The children picked up the family habit of sketching and painting, and learned music by listening to their mother at the piano before breakfast. They would then get a lesson or two from their father, carefully structured but not especially cerebral: history and geography, for example, involved boiling up old newspapers to make relief maps out of papier-mâché. For the rest of the day they were ‘left to their own devices’, doing the sorts of thing that would later be re-created by their friend Arthur Ransome in Swallows and Amazons. Collingwood remembered exploring the countryside on foot or by bike or in a little boat called Swallow, learning to recognise plants, rocks, wildlife and stars. He would also accompany his father on increasingly ambitious excavations of nearby Roman settlements, and back home he might pick up one of the books he found lying around – Kant for example – or join in adult discussions of paintings in progress. Or he could settle to playing the piano, or write illustrated tales of imaginary countries for the family’s monthly manuscript magazine.

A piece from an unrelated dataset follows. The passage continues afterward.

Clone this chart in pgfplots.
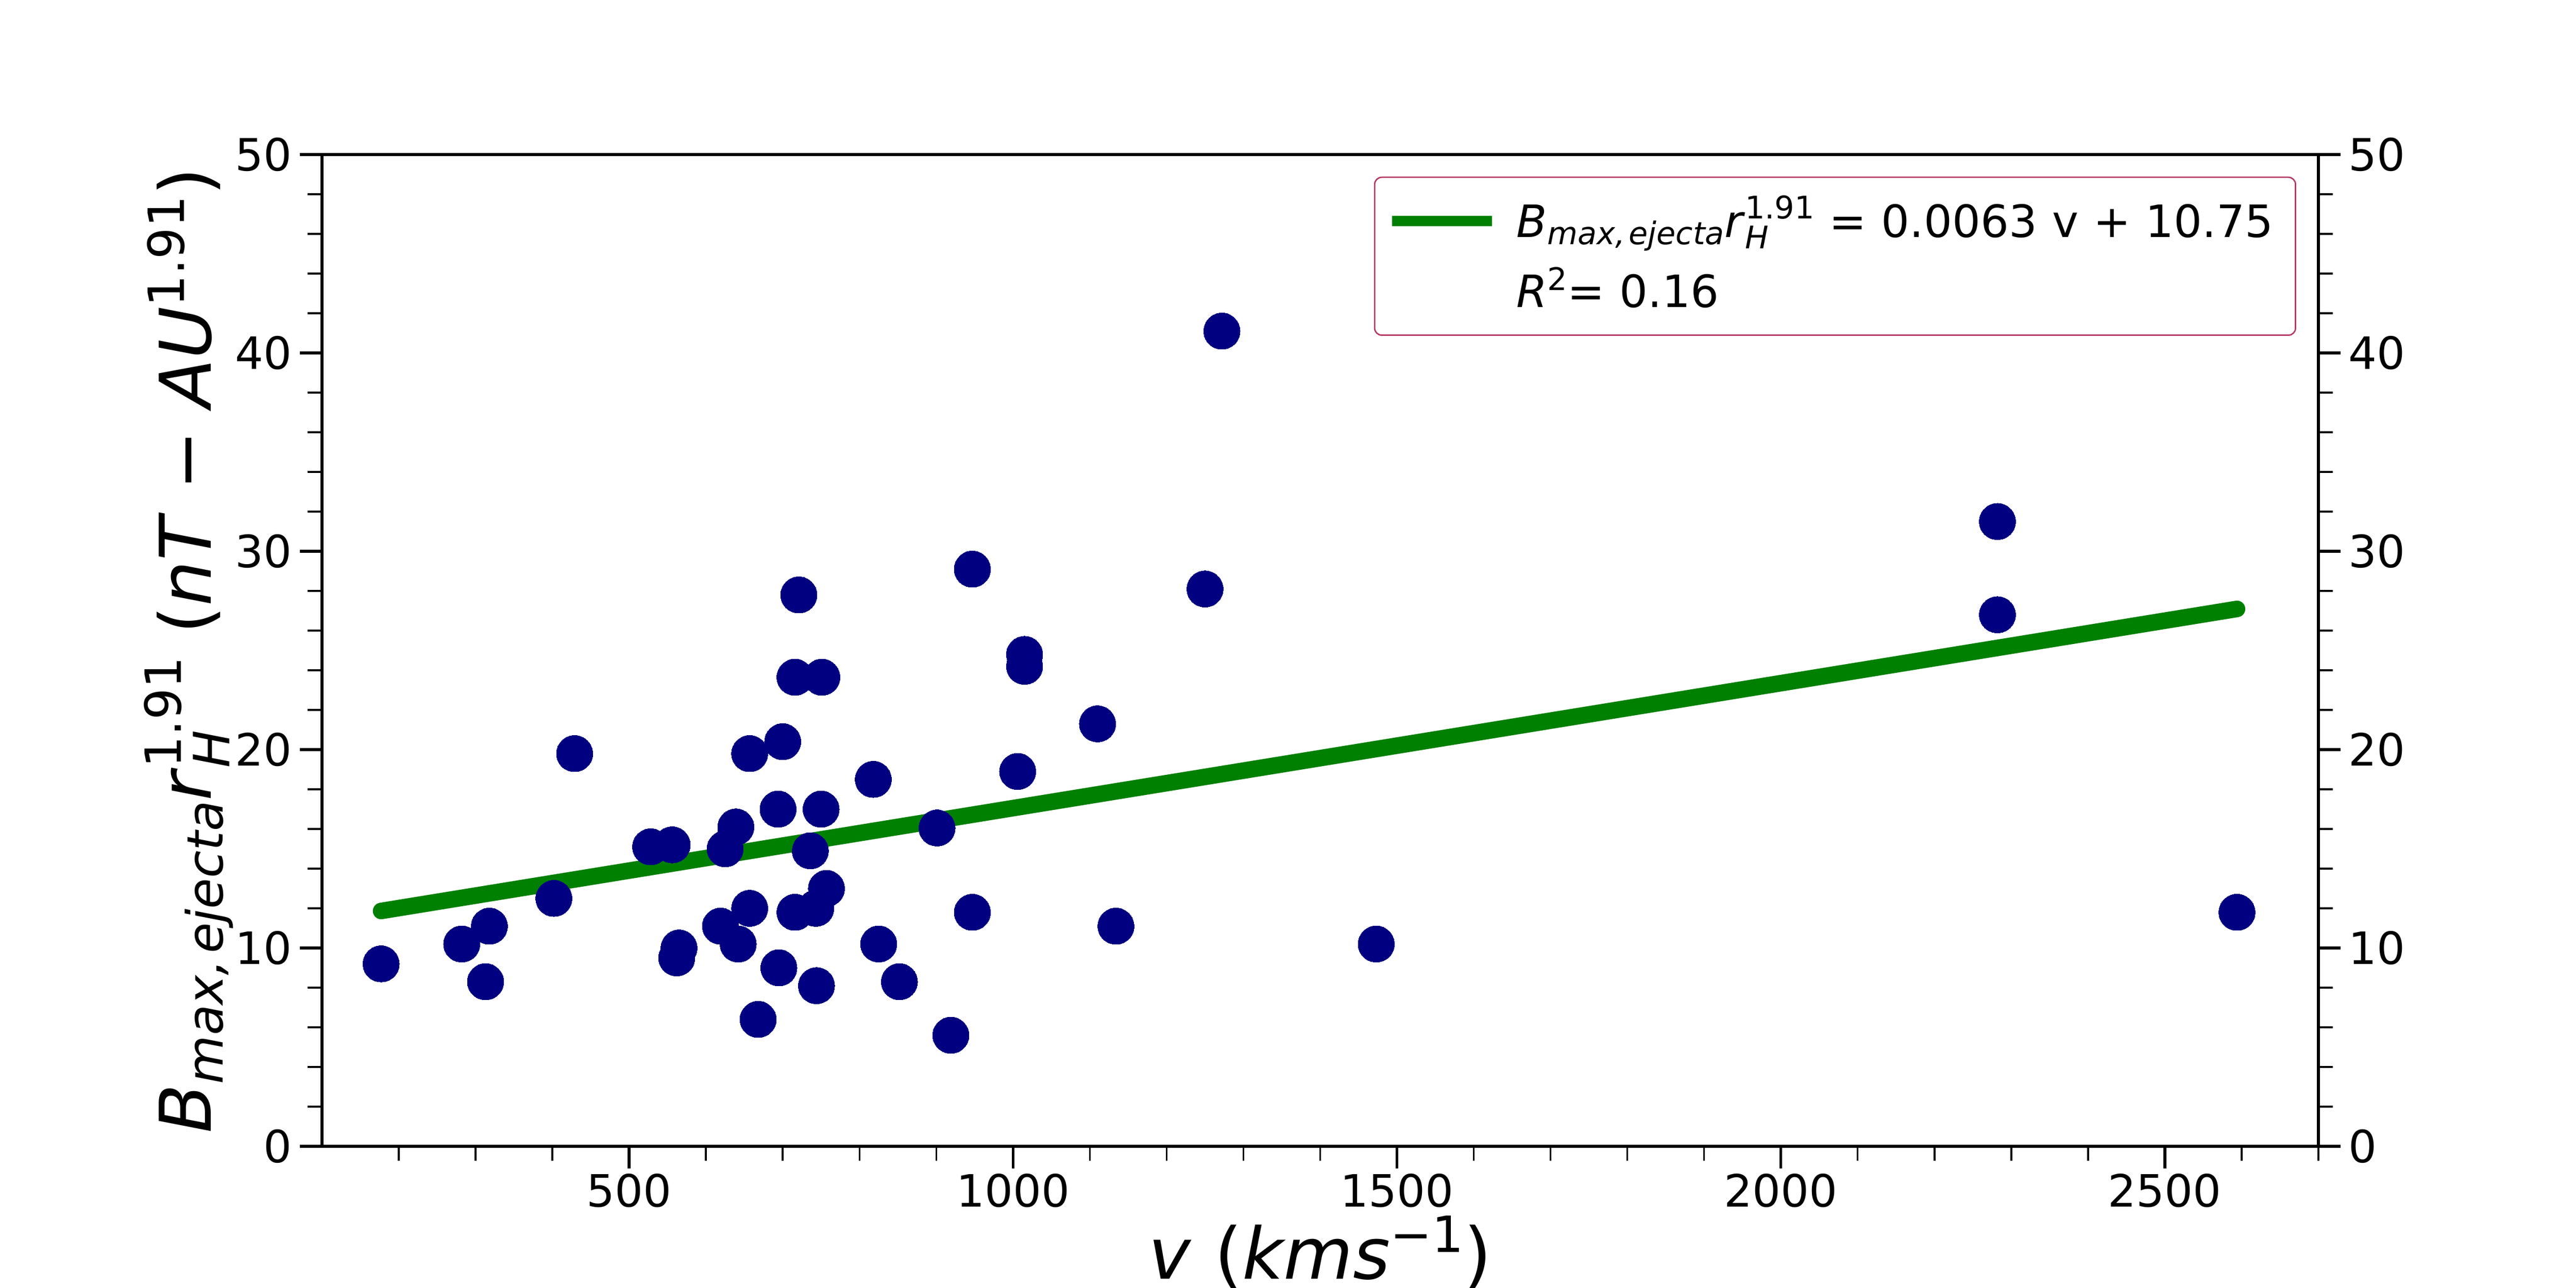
\documentclass[border=0pt]{standalone}
\usepackage{fontspec}
\setmainfont{DejaVu Sans}
\usepackage{pgfplots}
\pgfplotsset{compat=1.18}
\definecolor{navyc}{RGB}{0,0,128}
\definecolor{greenc}{RGB}{0,128,0}
\definecolor{legendedge}{RGB}{180,60,100}
\newcommand{\lo}[1]{\raisebox{-0.16em}{\scalebox{0.7}{#1}}}
\newcommand{\hi}[1]{\raisebox{0.38em}{\scalebox{0.7}{#1}}}
\newcommand{\lohi}[2]{\rlap{\raisebox{-0.26em}{\scalebox{0.7}{#1}}}\raisebox{0.42em}{\scalebox{0.7}{#2}}}
\newcommand{\Bexpr}{\textit{B}\lo{\textit{max,\kern0.12em ejecta}}\textit{r}\lohi{\textit{H}}{1.91}}

\pgfplotstableread{
x y
177 9.2
282 10.2
318 11.1
313 8.3
429 19.8
402 12.5
528 15.1
556 15.2
565 10.0
562 9.5
625 15.0
639 16.1
657 19.8
700 20.4
694 17.0
750 17.0
736 14.9
757 13.0
619 11.1
657 12.0
642 10.2
695 9.0
668 6.4
744 8.1
716 11.8
743 12.0
716 23.65
751 23.65
721 27.8
818 18.5
825 10.2
852 8.3
919 5.6
901 16.05
947 11.8
947 29.1
1015 24.8
1015 24.2
1110 21.3
1006 18.9
1134 11.1
1250 28.1
1272 41.1
1473 10.2
2282 31.5
2282 26.8
2594 11.8
}\pts

\begin{document}
\begin{tikzpicture}
\path[use as bounding box] (0,0) rectangle (20in,10in);
\begin{axis}[
  at={(2.5in,1.1in)}, anchor=south west,
  scale only axis, width=15.5in, height=7.7in,
  xmin=100, xmax=2700, ymin=0, ymax=50,
  xtick={500,1000,...,2500}, minor xtick={200,300,...,2700},
  ytick={0,10,...,50}, minor ytick={2,4,...,48},
  xtick pos=left, ytick pos=left,
  tick align=outside,
  major tick length=12.5pt, minor tick length=8pt,
  every major tick/.append style={line width=1.6pt, black},
  every minor tick/.append style={line width=1pt, black},
  axis line style={line width=1.6pt},
  tick label style={font=\fontsize{25}{30}\selectfont},
  /pgf/number format/assume math mode=true,
  /pgf/number format/1000 sep={},
  xticklabel style={inner sep=0pt, yshift=-2.8pt},
  yticklabel style={inner sep=0pt, xshift=-4.1pt},
  xlabel={\textit{v} (\textit{kms}\hi{−1})},
  ylabel={\Bexpr{} (\textit{nT} − \textit{AU}\hi{1.91})},
  xlabel style={at={(axis description cs:0.5,-0.134)}, anchor=base, inner sep=0pt, font=\fontsize{40}{48}\selectfont},
  ylabel style={at={(axis description cs:-0.0555,0.5)}, anchor=base, inner sep=0pt, font=\fontsize{40}{48}\selectfont},
  legend cell align=left,
  legend style={
    at={(axis description cs:0.98890,0.97782)}, anchor=north east,
    draw=legendedge, line width=0.8pt, rounded corners=4pt, fill=white,
    inner xsep=7pt, inner ysep=4.85pt, row sep=0pt,
    font=\fontsize{25}{30}\selectfont,
    nodes={inner sep=0pt, text height=28.75pt, text depth=10.7pt, text width=430pt, align=left},
    /tikz/every odd column/.append style={column sep=11pt},
  },
  legend image code/.code={\draw[#1, line width=5.8pt, line cap=butt, rounded corners=0pt] (0pt,0pt) -- (55.9pt,0pt);},
]
\addplot[only marks, mark=*, mark size=10.2pt, mark options={draw=navyc, fill=navyc, line width=0pt}, forget plot] table[x=x, y=y] {\pts};
\addplot[greenc, line width=9.3pt, line cap=round] coordinates {(177,11.8651) (2594,27.0922)};
\addlegendentry{\mbox{\Bexpr{} = 0.0063 v + 10.75}}
\addlegendimage{empty legend}
\addlegendentry{\mbox{\textit{R}\hi{2}= 0.16}}
\end{axis}
\begin{axis}[
  at={(2.5in,1.1in)}, anchor=south west,
  scale only axis, width=15.5in, height=7.7in,
  xmin=100, xmax=2700, ymin=0, ymax=50,
  hide x axis,
  ytick={0,10,...,50}, minor ytick={2,4,...,48},
  ytick pos=right, yticklabel pos=right,
  tick align=outside,
  major tick length=12.5pt, minor tick length=8pt,
  every major tick/.append style={line width=1.6pt, black},
  every minor tick/.append style={line width=1pt, black},
  axis line style={line width=1.6pt},
  tick label style={font=\fontsize{25}{30}\selectfont},
  /pgf/number format/assume math mode=true,
  yticklabel style={inner sep=0pt, xshift=4.1pt},
]
\addplot[draw=none, forget plot] coordinates {(1000,10)};
\end{axis}
\end{tikzpicture}
\end{document}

If the experiences of Collingwood and Mill are anything to go by, Ruskinians make much better parents than Benthamites, or at least more indulgent ones. And the differences in parental attitude reflected differences in intellectual ideals. Mill was brought up to believe in the supremacy of intellectual progress, which was destined to continue in a straight line for ever. He was convinced that, as far as moral theory was concerned, Bentham’s principle of ‘greatest happiness’ had inaugurated a ‘new era in thought’ in which ‘all previous moralists were superseded,’ and he had no doubt that similar reasoning was going to resolve every other problem in due course. Collingwood, on the other hand, grew up believing in endless enigmas and the abiding necessity of art.